— Start Extracted material —
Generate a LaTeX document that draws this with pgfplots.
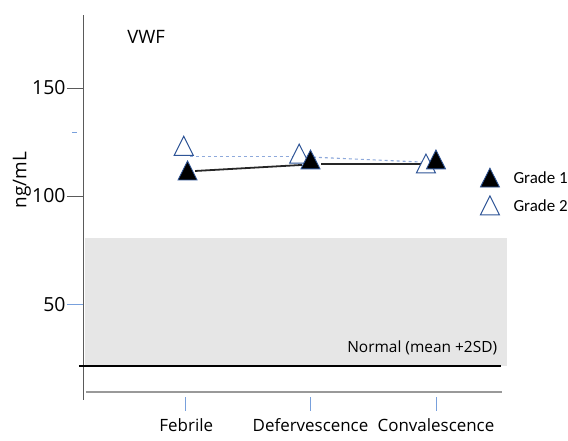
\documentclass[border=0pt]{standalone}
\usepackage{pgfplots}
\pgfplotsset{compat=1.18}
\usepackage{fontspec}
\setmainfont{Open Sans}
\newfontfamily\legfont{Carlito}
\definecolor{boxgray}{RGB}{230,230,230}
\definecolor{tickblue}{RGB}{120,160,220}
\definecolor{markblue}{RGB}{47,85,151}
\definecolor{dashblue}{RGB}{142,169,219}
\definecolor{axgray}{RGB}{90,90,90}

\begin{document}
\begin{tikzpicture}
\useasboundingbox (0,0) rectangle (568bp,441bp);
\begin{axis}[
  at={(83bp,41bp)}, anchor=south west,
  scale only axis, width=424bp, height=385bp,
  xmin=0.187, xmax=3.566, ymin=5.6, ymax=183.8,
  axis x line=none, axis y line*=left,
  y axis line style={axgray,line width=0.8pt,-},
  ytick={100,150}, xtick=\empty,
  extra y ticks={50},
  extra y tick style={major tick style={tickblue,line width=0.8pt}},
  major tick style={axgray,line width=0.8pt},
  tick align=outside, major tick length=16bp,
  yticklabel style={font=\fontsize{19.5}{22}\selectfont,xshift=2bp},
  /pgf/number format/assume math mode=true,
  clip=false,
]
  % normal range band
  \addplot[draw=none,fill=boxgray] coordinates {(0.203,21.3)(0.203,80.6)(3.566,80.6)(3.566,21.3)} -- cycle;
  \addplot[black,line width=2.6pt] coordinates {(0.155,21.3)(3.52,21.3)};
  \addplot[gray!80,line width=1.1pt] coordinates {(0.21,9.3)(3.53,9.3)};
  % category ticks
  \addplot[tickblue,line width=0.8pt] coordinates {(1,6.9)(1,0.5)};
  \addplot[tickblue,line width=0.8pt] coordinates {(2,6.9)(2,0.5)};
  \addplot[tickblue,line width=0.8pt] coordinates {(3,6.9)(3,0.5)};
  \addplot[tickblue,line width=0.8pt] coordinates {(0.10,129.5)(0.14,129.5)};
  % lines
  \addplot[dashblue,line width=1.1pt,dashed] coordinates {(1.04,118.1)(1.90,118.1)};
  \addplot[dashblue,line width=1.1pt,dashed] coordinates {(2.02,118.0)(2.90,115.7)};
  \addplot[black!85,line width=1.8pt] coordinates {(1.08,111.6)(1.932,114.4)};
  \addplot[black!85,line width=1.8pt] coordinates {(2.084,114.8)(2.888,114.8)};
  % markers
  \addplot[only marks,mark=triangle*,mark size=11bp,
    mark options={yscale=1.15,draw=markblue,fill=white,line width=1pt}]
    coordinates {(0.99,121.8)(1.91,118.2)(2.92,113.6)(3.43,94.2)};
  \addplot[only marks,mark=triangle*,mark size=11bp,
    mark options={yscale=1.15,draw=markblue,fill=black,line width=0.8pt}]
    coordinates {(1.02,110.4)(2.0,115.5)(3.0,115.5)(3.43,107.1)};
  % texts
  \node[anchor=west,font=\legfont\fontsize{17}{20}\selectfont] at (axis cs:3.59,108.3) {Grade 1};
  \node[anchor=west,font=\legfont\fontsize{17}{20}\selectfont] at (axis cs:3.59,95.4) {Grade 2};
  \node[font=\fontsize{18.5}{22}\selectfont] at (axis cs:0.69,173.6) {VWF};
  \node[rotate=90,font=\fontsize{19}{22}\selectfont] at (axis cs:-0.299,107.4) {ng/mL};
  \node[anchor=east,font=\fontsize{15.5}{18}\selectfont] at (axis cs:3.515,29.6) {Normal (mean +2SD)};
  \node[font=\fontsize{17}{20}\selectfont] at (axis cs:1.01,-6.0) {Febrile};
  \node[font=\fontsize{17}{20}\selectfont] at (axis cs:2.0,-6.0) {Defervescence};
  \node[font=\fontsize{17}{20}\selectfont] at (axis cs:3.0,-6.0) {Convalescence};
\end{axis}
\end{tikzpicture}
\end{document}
— End Extracted material —
— Start Extracted material —
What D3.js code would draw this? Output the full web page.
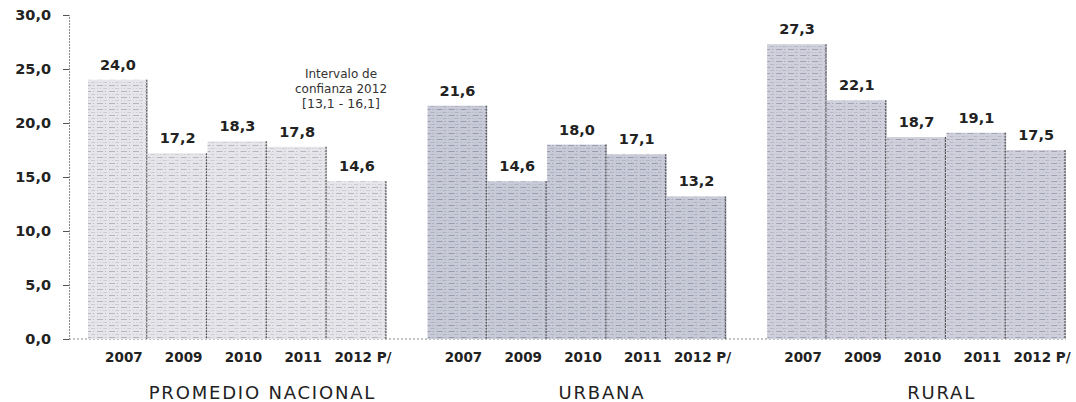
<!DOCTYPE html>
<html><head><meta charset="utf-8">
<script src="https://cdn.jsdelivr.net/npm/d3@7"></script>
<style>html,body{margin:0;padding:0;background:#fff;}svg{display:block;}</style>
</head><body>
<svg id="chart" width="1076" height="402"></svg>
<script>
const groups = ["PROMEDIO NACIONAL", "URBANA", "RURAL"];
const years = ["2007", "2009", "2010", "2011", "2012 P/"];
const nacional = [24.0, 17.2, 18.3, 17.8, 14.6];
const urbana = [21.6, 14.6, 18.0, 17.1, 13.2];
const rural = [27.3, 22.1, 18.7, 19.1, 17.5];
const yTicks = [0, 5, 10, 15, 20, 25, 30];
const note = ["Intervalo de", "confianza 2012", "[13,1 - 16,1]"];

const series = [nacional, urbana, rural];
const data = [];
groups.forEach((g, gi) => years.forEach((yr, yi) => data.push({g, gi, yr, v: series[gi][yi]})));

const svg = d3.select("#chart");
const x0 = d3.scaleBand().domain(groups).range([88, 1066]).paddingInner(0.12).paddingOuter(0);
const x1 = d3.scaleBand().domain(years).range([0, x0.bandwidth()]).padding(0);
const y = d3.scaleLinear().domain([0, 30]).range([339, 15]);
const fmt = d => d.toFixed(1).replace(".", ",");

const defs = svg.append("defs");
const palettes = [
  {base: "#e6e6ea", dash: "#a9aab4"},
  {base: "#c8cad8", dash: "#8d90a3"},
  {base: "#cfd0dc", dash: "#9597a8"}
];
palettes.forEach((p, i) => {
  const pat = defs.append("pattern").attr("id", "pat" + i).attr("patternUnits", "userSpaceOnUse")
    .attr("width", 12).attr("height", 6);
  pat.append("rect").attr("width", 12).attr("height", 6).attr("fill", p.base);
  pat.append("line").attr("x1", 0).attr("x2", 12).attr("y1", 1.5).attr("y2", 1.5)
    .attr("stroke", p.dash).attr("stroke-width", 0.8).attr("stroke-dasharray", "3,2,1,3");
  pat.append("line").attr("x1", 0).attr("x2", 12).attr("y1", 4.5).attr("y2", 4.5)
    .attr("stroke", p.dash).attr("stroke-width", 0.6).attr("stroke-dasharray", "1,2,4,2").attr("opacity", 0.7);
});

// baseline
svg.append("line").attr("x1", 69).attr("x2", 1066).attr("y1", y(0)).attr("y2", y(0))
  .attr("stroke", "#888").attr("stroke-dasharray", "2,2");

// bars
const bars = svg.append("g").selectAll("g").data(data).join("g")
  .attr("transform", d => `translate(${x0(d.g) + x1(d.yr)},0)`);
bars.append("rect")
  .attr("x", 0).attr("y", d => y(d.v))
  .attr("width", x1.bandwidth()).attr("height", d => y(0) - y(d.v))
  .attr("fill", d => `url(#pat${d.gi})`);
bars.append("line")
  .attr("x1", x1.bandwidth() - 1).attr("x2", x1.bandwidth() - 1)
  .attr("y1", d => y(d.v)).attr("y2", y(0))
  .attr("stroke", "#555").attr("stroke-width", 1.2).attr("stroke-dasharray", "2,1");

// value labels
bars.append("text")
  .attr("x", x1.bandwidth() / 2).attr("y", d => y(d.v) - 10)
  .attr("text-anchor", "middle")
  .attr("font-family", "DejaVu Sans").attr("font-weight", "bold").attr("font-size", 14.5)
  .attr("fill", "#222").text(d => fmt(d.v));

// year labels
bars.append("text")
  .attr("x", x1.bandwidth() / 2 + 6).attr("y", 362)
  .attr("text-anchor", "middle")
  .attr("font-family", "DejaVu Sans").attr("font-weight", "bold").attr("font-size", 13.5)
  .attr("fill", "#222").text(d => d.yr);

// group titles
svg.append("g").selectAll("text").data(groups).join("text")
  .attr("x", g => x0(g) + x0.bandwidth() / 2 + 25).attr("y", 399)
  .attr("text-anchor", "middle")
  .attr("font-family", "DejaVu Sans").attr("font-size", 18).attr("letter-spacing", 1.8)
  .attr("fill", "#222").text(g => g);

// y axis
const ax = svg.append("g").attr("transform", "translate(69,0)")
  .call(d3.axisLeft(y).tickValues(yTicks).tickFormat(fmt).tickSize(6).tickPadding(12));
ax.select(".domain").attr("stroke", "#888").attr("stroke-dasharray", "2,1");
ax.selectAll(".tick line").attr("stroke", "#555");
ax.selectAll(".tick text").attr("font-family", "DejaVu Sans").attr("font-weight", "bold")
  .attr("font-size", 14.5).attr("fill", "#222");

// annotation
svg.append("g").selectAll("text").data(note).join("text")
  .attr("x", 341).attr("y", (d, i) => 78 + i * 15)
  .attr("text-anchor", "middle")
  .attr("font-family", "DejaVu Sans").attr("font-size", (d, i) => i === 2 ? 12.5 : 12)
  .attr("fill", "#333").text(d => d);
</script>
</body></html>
— End Extracted material —
What is required>
Everything above from the line with "What D3.js code" through the line with "const fmt = d" should be retyped exactly, and nothing else; omit pictures.

Solution to this task>
What D3.js code would draw this? Output the full web page.
<!DOCTYPE html>
<html><head><meta charset="utf-8">
<script src="https://cdn.jsdelivr.net/npm/d3@7"></script>
<style>html,body{margin:0;padding:0;background:#fff;}svg{display:block;}</style>
</head><body>
<svg id="chart" width="1076" height="402"></svg>
<script>
const groups = ["PROMEDIO NACIONAL", "URBANA", "RURAL"];
const years = ["2007", "2009", "2010", "2011", "2012 P/"];
const nacional = [24.0, 17.2, 18.3, 17.8, 14.6];
const urbana = [21.6, 14.6, 18.0, 17.1, 13.2];
const rural = [27.3, 22.1, 18.7, 19.1, 17.5];
const yTicks = [0, 5, 10, 15, 20, 25, 30];
const note = ["Intervalo de", "confianza 2012", "[13,1 - 16,1]"];

const series = [nacional, urbana, rural];
const data = [];
groups.forEach((g, gi) => years.forEach((yr, yi) => data.push({g, gi, yr, v: series[gi][yi]})));

const svg = d3.select("#chart");
const x0 = d3.scaleBand().domain(groups).range([88, 1066]).paddingInner(0.12).paddingOuter(0);
const x1 = d3.scaleBand().domain(years).range([0, x0.bandwidth()]).padding(0);
const y = d3.scaleLinear().domain([0, 30]).range([339, 15]);
const fmt = d => d.toFixed(1).replace(".", ",");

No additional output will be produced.